My training was a progression. My first decent routine came in a box of Cybergenics that cost me over 100 bucks. It had me lifting 5 days a week training two body parts at the most a day. Regardless of how crappy that supplement was, the training routine wasn’t bad at all. I then became certified as a personal trainer years later. I started training one body part a day possibly 5 years ago. I have no need to try anything else when my arms have grown from a starting measurement of about 15" post training to currently hitting about 20" at an off season weight.

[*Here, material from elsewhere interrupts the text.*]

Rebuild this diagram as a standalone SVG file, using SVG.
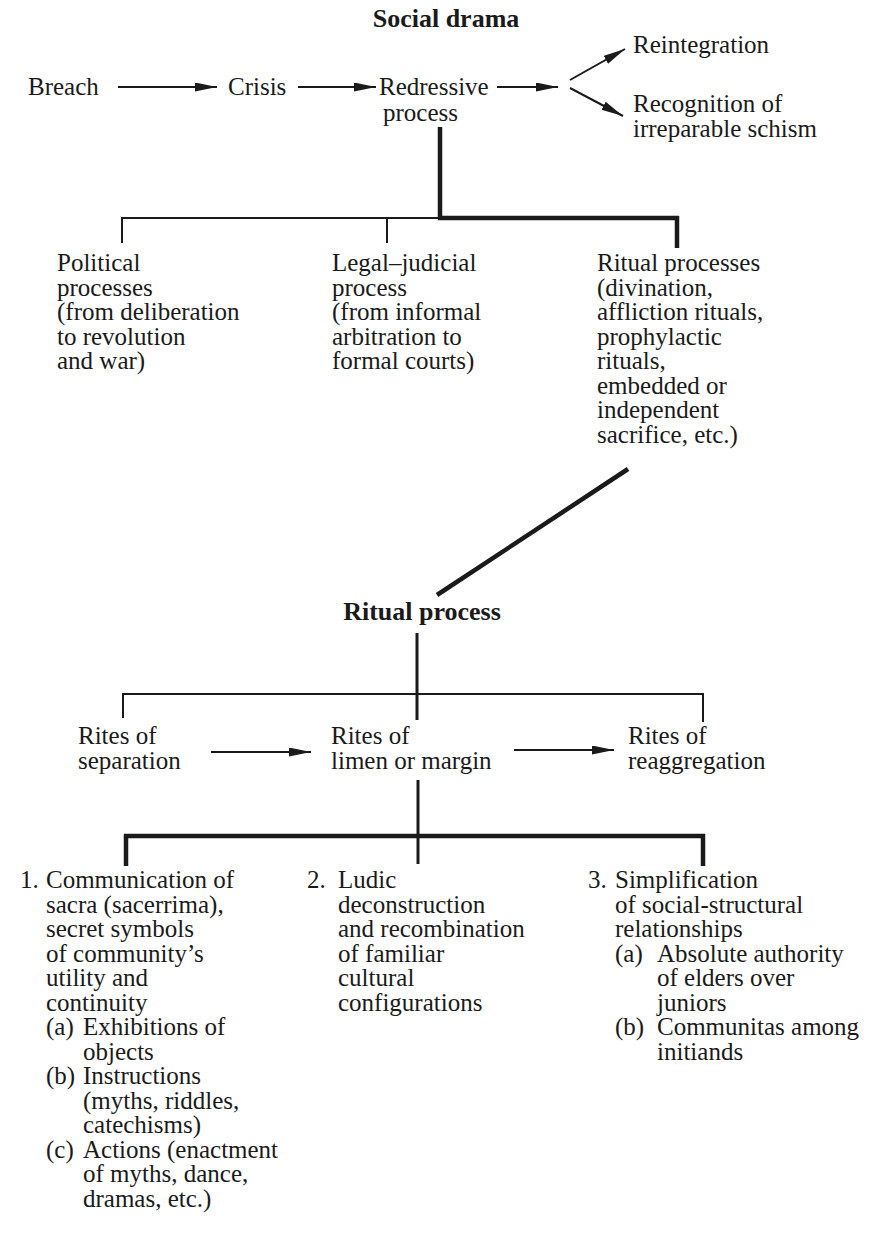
<svg xmlns="http://www.w3.org/2000/svg" width="871" height="1243" viewBox="0 0 871 1243">
  <style>
    text { font-family: "Liberation Serif", "Times New Roman", serif; font-size: 25px; fill: #1a1a1a; }
    .title { font-weight: bold; font-size: 26px; }
    .ln { stroke: #1a1a1a; fill: none; stroke-linecap: butt; }
    .thin { stroke-width: 2; }
    .mid { stroke-width: 3; }
    .thick { stroke-width: 4.5; }
    .arrow { stroke: #1a1a1a; stroke-width: 2; fill: none; marker-end: url(#head); }
  </style>
  <defs>
    <marker id="head" markerUnits="userSpaceOnUse" markerWidth="24" markerHeight="10" refX="22" refY="4.5" orient="auto">
      <path d="M0,0 L22,4.5 L0,9 Z" fill="#1a1a1a"/>
    </marker>
  </defs>
  <rect width="871" height="1243" fill="#ffffff"/>

  <!-- connectors -->
  <g id="connectors">
    <!-- social drama sequence -->
    <line class="arrow" x1="118" y1="87" x2="217" y2="87"/>
    <line class="arrow" x1="298" y1="87" x2="376" y2="87"/>
    <line class="arrow" x1="497" y1="87" x2="558" y2="87"/>
    <line class="arrow" x1="570" y1="80" x2="625" y2="49"/>
    <line class="arrow" x1="570" y1="88" x2="623" y2="116"/>
    <!-- redressive process branches -->
    <line class="ln thick" x1="440" y1="127" x2="440" y2="218"/>
    <line class="ln thin" x1="121" y1="218" x2="440" y2="218"/>
    <line class="ln thick" x1="438" y1="218" x2="679" y2="218"/>
    <line class="ln thin" x1="122" y1="217" x2="122" y2="243"/>
    <line class="ln thin" x1="387" y1="217" x2="387" y2="243"/>
    <line class="ln thick" x1="677" y1="216" x2="677" y2="248"/>
    <!-- ritual processes to ritual process -->
    <line class="ln thick" x1="628" y1="469" x2="437" y2="595"/>
    <!-- ritual process branches -->
    <line class="ln mid" x1="417" y1="633" x2="417" y2="720"/>
    <line class="ln thin" x1="123" y1="694" x2="703" y2="694"/>
    <line class="ln thin" x1="123" y1="693" x2="123" y2="718"/>
    <line class="ln thin" x1="703" y1="693" x2="703" y2="722"/>
    <line class="arrow" x1="211" y1="752" x2="311" y2="752"/>
    <line class="arrow" x1="514" y1="750" x2="614" y2="750"/>
    <!-- liminal phase branches -->
    <line class="ln mid" x1="418" y1="780" x2="418" y2="864"/>
    <line class="ln thick" x1="124" y1="836" x2="705" y2="836"/>
    <line class="ln thick" x1="126" y1="834" x2="126" y2="866"/>
    <line class="ln thick" x1="703" y1="834" x2="703" y2="866"/>
  </g>

  <g id="social-drama"><text class="title" x="446" y="27" text-anchor="middle">Social drama</text></g>
  <g id="breach"><text x="28" y="95">Breach</text></g>
  <g id="crisis"><text x="228" y="95">Crisis</text></g>
  <g id="redressive"><text x="379" y="95">Redressive</text><text x="383" y="121">process</text></g>
  <g id="reintegration"><text x="633" y="53">Reintegration</text></g>
  <g id="schism"><text x="633" y="112">Recognition of</text><text x="633" y="137">irreparable schism</text></g>

  <g id="political">
    <text x="57" y="271">Political</text>
    <text x="57" y="295.5">processes</text>
    <text x="57" y="320">(from deliberation</text>
    <text x="57" y="344.5">to revolution</text>
    <text x="57" y="369">and war)</text>
  </g>
  <g id="legal">
    <text x="332" y="271">Legal–judicial</text>
    <text x="332" y="295.5">process</text>
    <text x="332" y="320">(from informal</text>
    <text x="332" y="344.5">arbitration to</text>
    <text x="332" y="369">formal courts)</text>
  </g>
  <g id="ritual-processes">
    <text x="597" y="271">Ritual processes</text>
    <text x="597" y="295.5">(divination,</text>
    <text x="597" y="320">affliction rituals,</text>
    <text x="597" y="344.5">prophylactic</text>
    <text x="597" y="369">rituals,</text>
    <text x="597" y="393.5">embedded or</text>
    <text x="597" y="418">independent</text>
    <text x="597" y="442.5">sacrifice, etc.)</text>
  </g>

  <g id="ritual-process"><text class="title" x="422" y="620" text-anchor="middle">Ritual process</text></g>
  <g id="separation"><text x="78" y="744">Rites of</text><text x="78" y="769">separation</text></g>
  <g id="margin"><text x="331" y="744">Rites of</text><text x="331" y="769">limen or margin</text></g>
  <g id="reaggregation"><text x="628" y="744">Rites of</text><text x="628" y="769">reaggregation</text></g>

  <g id="sacra">
    <text x="20" y="888">1.</text><text x="46" y="888">Communication of</text>
    <text x="46" y="912.5">sacra (sacerrima),</text>
    <text x="46" y="937">secret symbols</text>
    <text x="46" y="961.5">of community’s</text>
    <text x="46" y="986">utility and</text>
    <text x="46" y="1010.5">continuity</text>
    <text x="46" y="1035">(a)</text><text x="83" y="1035">Exhibitions of</text>
    <text x="83" y="1059.5">objects</text>
    <text x="46" y="1084">(b)</text><text x="83" y="1084">Instructions</text>
    <text x="83" y="1108.5">(myths, riddles,</text>
    <text x="83" y="1133">catechisms)</text>
    <text x="46" y="1157.5">(c)</text><text x="83" y="1157.5">Actions (enactment</text>
    <text x="83" y="1182">of myths, dance,</text>
    <text x="83" y="1206.5">dramas, etc.)</text>
  </g>
  <g id="ludic">
    <text x="307" y="888">2.</text><text x="338" y="888">Ludic</text>
    <text x="338" y="912.5">deconstruction</text>
    <text x="338" y="937">and recombination</text>
    <text x="338" y="961.5">of familiar</text>
    <text x="338" y="986">cultural</text>
    <text x="338" y="1010.5">configurations</text>
  </g>
  <g id="simplification">
    <text x="588" y="888">3.</text><text x="615" y="888">Simplification</text>
    <text x="615" y="912.5">of social-structural</text>
    <text x="615" y="937">relationships</text>
    <text x="615" y="961.5">(a)</text><text x="657" y="961.5">Absolute authority</text>
    <text x="657" y="986">of elders over</text>
    <text x="657" y="1010.5">juniors</text>
    <text x="615" y="1035">(b)</text><text x="657" y="1035">Communitas among</text>
    <text x="657" y="1059.5">initiands</text>
  </g>
</svg>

So, yes, I have tried training less days a week. I also feel I am trained enough to listen to my body. I rest when I feel I need rest. I have gone some weeks without a rest day. I have gone other weeks taking two days off in a row simply because I needed the break. Your body is not in stasis. It won’t respond the same in 20min as it will right now. My strength is at its greatest right now. My drive is intact and has been for years because I know what I am trying to reach and won’t stop until I reach it.

More than anything, people on this site need to realise that we are not all made the same. How you structure your routine is also a LARGE factor. That means you can’t make a blanket statement without loooking at both.

Prof. X, I’m nearly always impressed with what you have to say. He’s totally right.

PtrDR:

As for my experience, when I have time I try to train in the gym 4 to 6 days per week. I find that I personally make great gains that way, as long as I’m careful not to overdo it (I’ve sometimes a tendancy to do this with 3 hour workouts, which is fine when you’re using MAG-10, but not so good otherwise).

Currenly I have very little time, and I only have access to a crappy gym, which brings down my motivation a bit. As a result I’m only working out 2 days a week. One day is pushers, the other is pullers. Because I’m relatively out of shape right now, these workouts usually only last about 2 hours - that’s only 4 hours per week. Certainly far from ideal, but considering that I’m out of shape at the moment (oh, and did I mention I’m out of shape?), this is enough for me to make gains in size and strength.

Likely when I get back to the US I’ll start doing a 4 day per week workout again. I just FEEL BETTER when I get to the gym more often. If I wasn’t doing martial arts, climbing, and starting to train for a triathlon (and didn’t have research for my degree to work on), I’d be in the gym every day.

I will repeat:
SQUATS!
Lots of them.

Graphicsman and ProfessorX: Thanks alot for taking the time to share your perspectives!